Indeed, the left-leaning Episcopal Church has often sparred with more conservative factions of the Anglican Communion over LGBT rights. When the Episcopal Church affirmed LGBT ordination in the mid-2000s, a smattering of U.S. churches left the American denomination and claimed Anglican bishops from Africa — who overwhelmingly opposed the LGBT priests — as their new leadership.

The impact of this global split was on full display at Friday’s press conference, where Archbishop Welby was flanked by bishops from other parts of the globe. Although Welby offered a personal apology for the “suffering the church has caused” to LGBT people, Josiah Idowu-Fearon, the Archbishop of Kaduna, argued that the disciplinary resolution reflected the will of some Anglican leaders in Africa, who he says see the global movement for LGBT rights as Westerners “imposing” their cultural norms on others.

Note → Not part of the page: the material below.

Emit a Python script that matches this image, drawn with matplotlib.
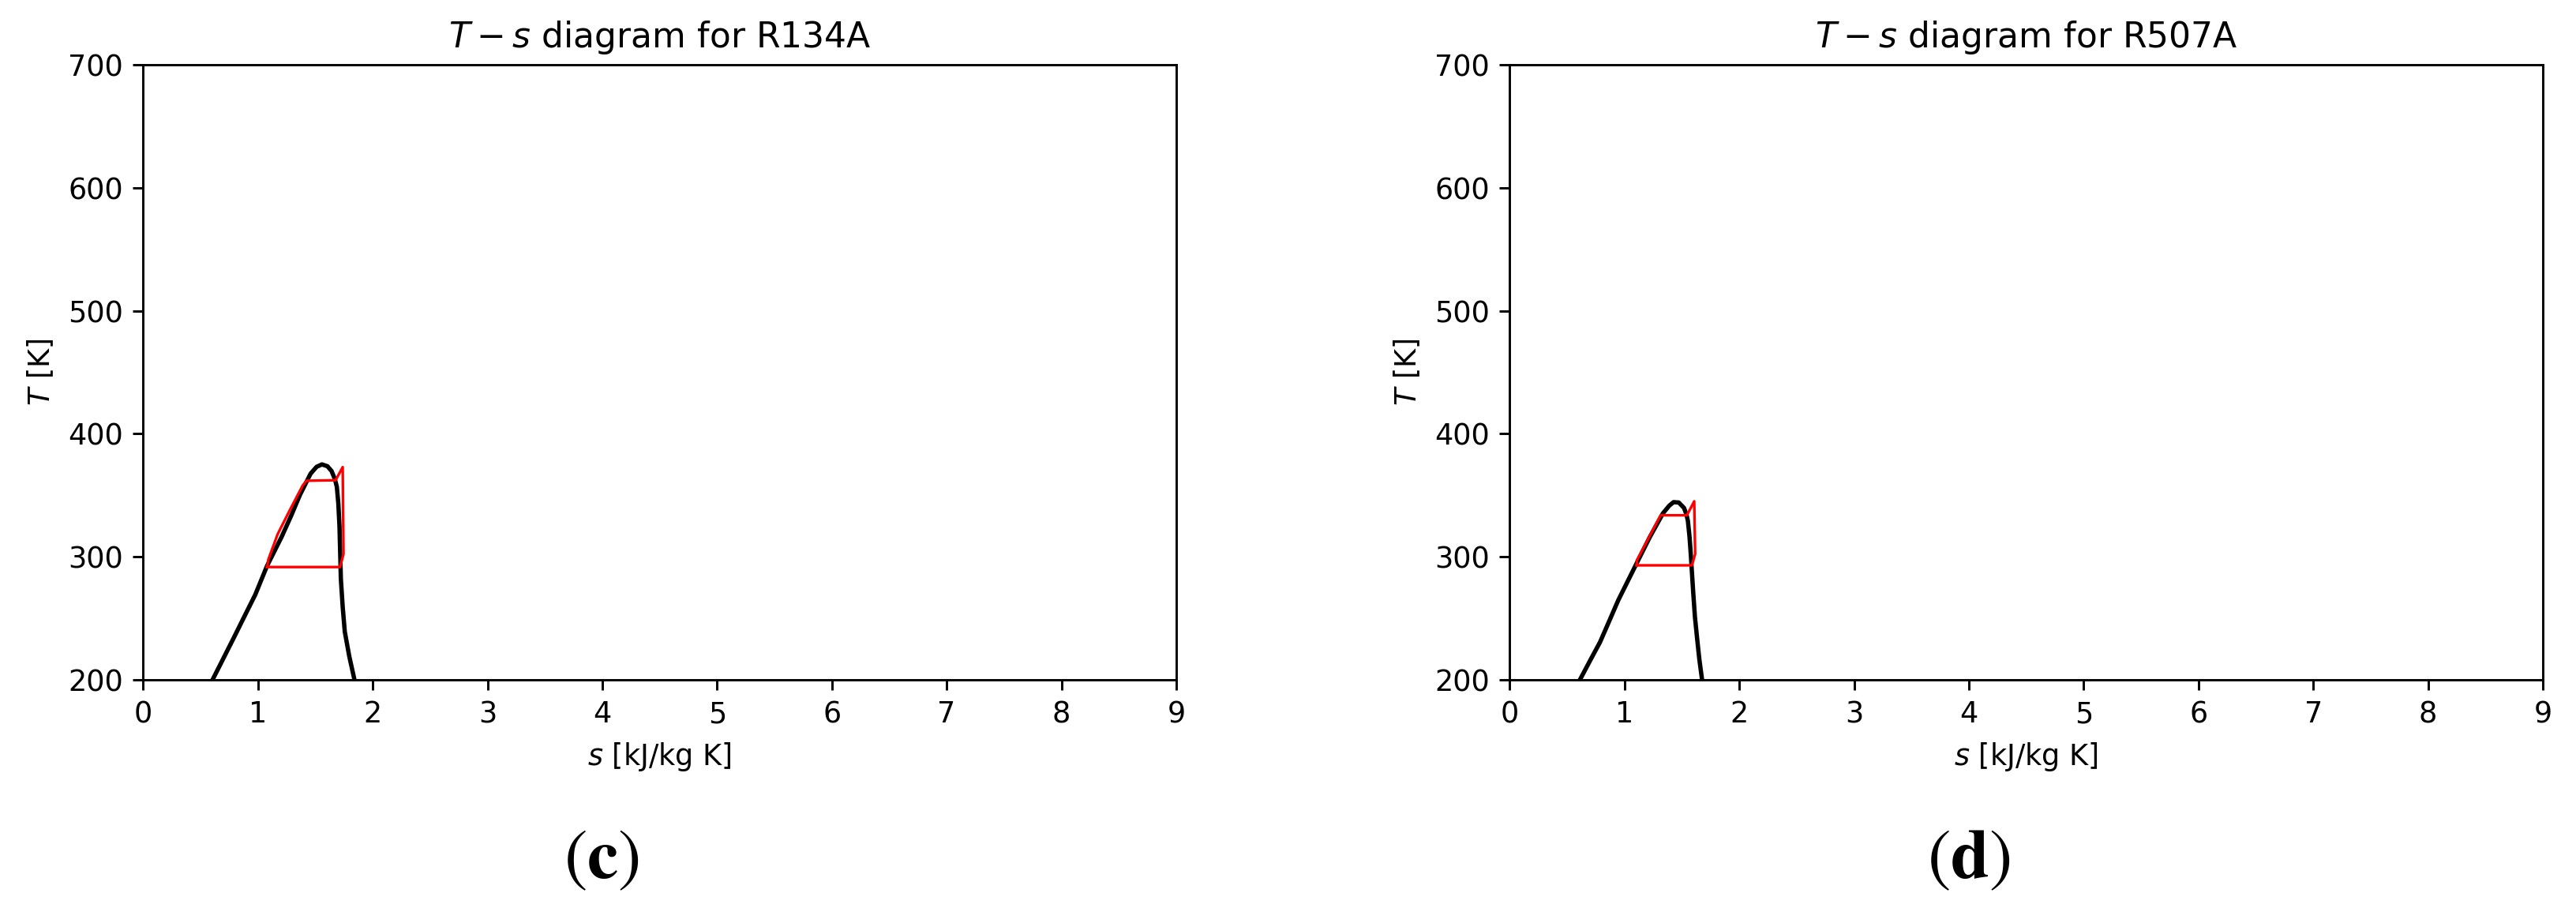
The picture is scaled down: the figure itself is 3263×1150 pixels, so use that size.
import matplotlib.pyplot as plt

# saturation dome (s in kJ/kg K, T in K)
dome_r134a_s = [0.605, 0.700, 0.793, 0.885, 0.976, 1.079, 1.206, 1.290, 1.366, 1.458, 1.510, 1.557, 1.605, 1.641, 1.670, 1.687, 1.700, 1.710, 1.722, 1.738, 1.756, 1.795, 1.840]
dome_r134a_T = [200.0, 217.5, 234.7, 252.0, 269.0, 292.5, 316.1, 333.5, 350.3, 367.4, 373.0, 375.0, 373.5, 369.6, 363.0, 356.7, 343.0, 324.6, 281.8, 259.0, 239.0, 219.0, 200.0]

cycle_r134a_s = [1.079, 1.715, 1.745, 1.738, 1.676, 1.423, 1.389, 1.275, 1.171, 1.091, 1.079]
cycle_r134a_T = [291.5, 291.5, 302.1, 372.8, 362.1, 361.7, 357.8, 337.4, 318.2, 297.9, 291.5]

dome_r507a_s = [0.612, 0.700, 0.786, 0.866, 0.946, 1.106, 1.220, 1.335, 1.390, 1.427, 1.472, 1.518, 1.540, 1.552, 1.566, 1.576, 1.598, 1.613, 1.633, 1.652, 1.675]
dome_r507a_T = [200.0, 215.5, 230.4, 247.5, 264.7, 294.7, 315.9, 335.3, 341.5, 344.3, 344.0, 339.6, 334.0, 328.9, 316.0, 303.2, 271.1, 251.0, 232.6, 216.0, 200.0]

cycle_r507a_s = [1.106, 1.587, 1.615, 1.607, 1.543, 1.314, 1.106, 1.106]
cycle_r507a_T = [292.9, 292.9, 302.1, 345.0, 333.6, 333.6, 296.8, 292.9]

panels = [
    ("R134A", "c", dome_r134a_s, dome_r134a_T, cycle_r134a_s, cycle_r134a_T),
    ("R507A", "d", dome_r507a_s, dome_r507a_T, cycle_r507a_s, cycle_r507a_T),
]

fig = plt.figure(figsize=(3263 / 264, 1150 / 264), dpi=264)
lefts = [0.0556, 0.5861]

for left, (name, tag, ds, dT, cs, cT) in zip(lefts, panels):
    ax = fig.add_axes([left, 0.2516, 0.4010, 0.6770])
    ax.plot(ds, dT, color="black", linewidth=1.5)
    ax.plot(cs, cT, color="red", linewidth=0.9)
    ax.set_xlim(0, 9)
    ax.set_ylim(200, 700)
    ax.set_xticks(range(0, 10))
    ax.set_yticks(range(200, 701, 100))
    ax.set_xlabel("$s$ [kJ/kg K]")
    ax.set_ylabel("$T$ [K]")
    ax.set_title("$T - s$ diagram for " + name)
    fig.text(left + 0.178, 0.054, r"$(\mathbf{" + tag + r"})$", ha="center", va="center",
             fontsize=24, math_fontfamily="stix")

fig.savefig("out.png", dpi=264)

“Are there gays and lesbians in Africa? Of course there are,” Idowu-Fearon said. “But generally in Africa, our culture does not support the promotion of this kind of lifestyle.”

Bishop Curry, however, saw the Episcopal embrace of the LGBT community as an act of faith, and has said he will not roll back the church’s support for same-sex marriage.

“Many of us have committed ourselves and our church to being ‘a house of prayer for all people,’ as the Bible says, when all are truly welcome,” Curry said.